An unlimited budget.
If you have one of those platinum cards without a spending limit, you should keep it in your freezer. “Don’t leave home without a limit,” says April Masini of “Ask April” fame, who has seen more than her fair share of relationships wither under the pressure of extreme debt. “If you’re someone who’s prone to spending — or overspending — give yourself a thoughtful limit before you leave home.” If you know you suffer from a touch of CB, talk to the person you may choose to take with you. Set a limit and ask that person to hold you accountable. Note: Did I mention you should leave your kids at home?
Your credit card.
Jocelyn Johnson, a mother of two girls from Elkins Park, Pa., can’t leave them at home when she goes shopping, so she does the next best thing: she leaves her credit cards. “Instead, I gave myself a weekly cash allowance, so as I shop, I’m not tempted to grab items just because it’s on sale or only $2.99,” she says. “This also helps me regulate impulse buying when my girls want to just throw items in the cart.”

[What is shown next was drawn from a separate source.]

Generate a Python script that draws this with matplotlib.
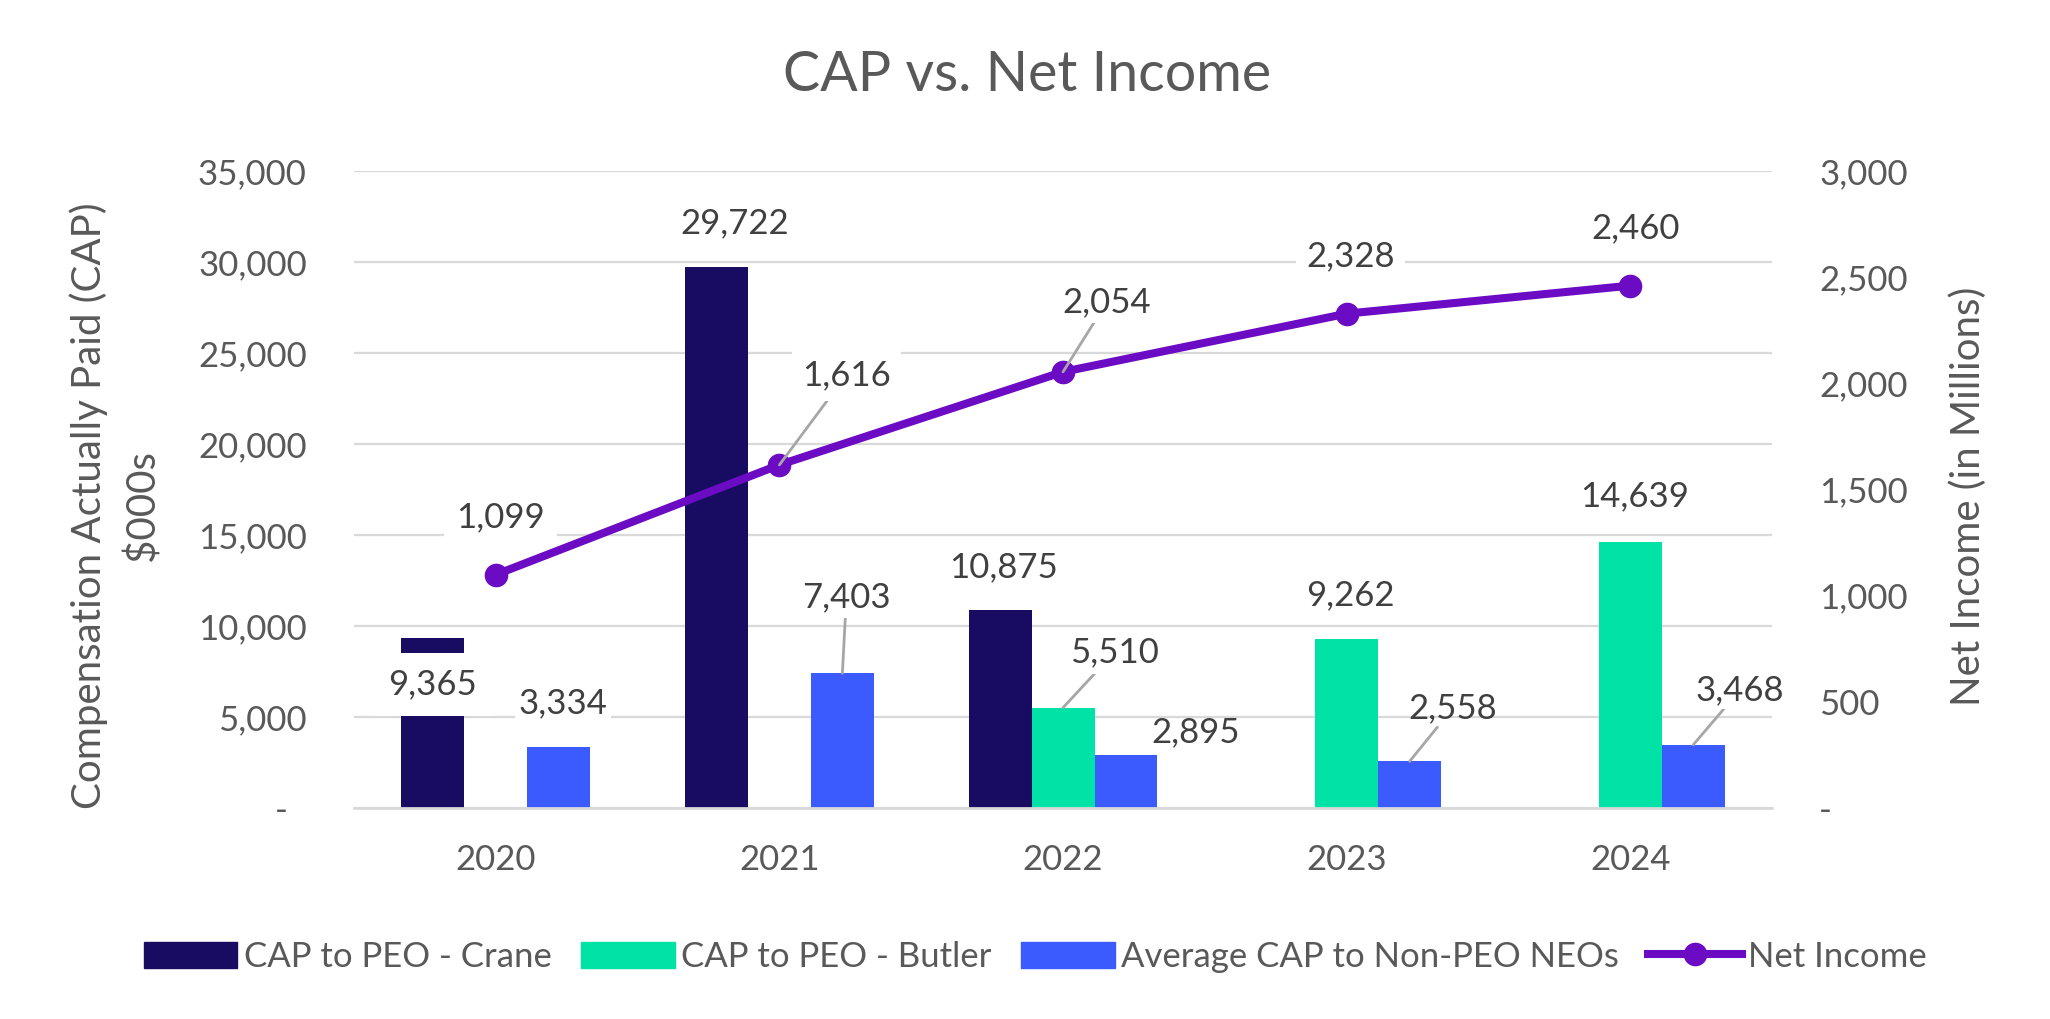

I’ve used the “oops-I-left-my-credit-card-at-home” excuse myself, but it only works for a while with kids. Sooner or later, they’ll ask you if you remembered your card before you leave. And then, as they say, the jig is up.
If you suffer from CB or know someone who does, these strategies might help. But as before, the only way to stay safe is to keep away from the mall, the big box retail store, or the computer. And helping you do that is beyond the scope of this column.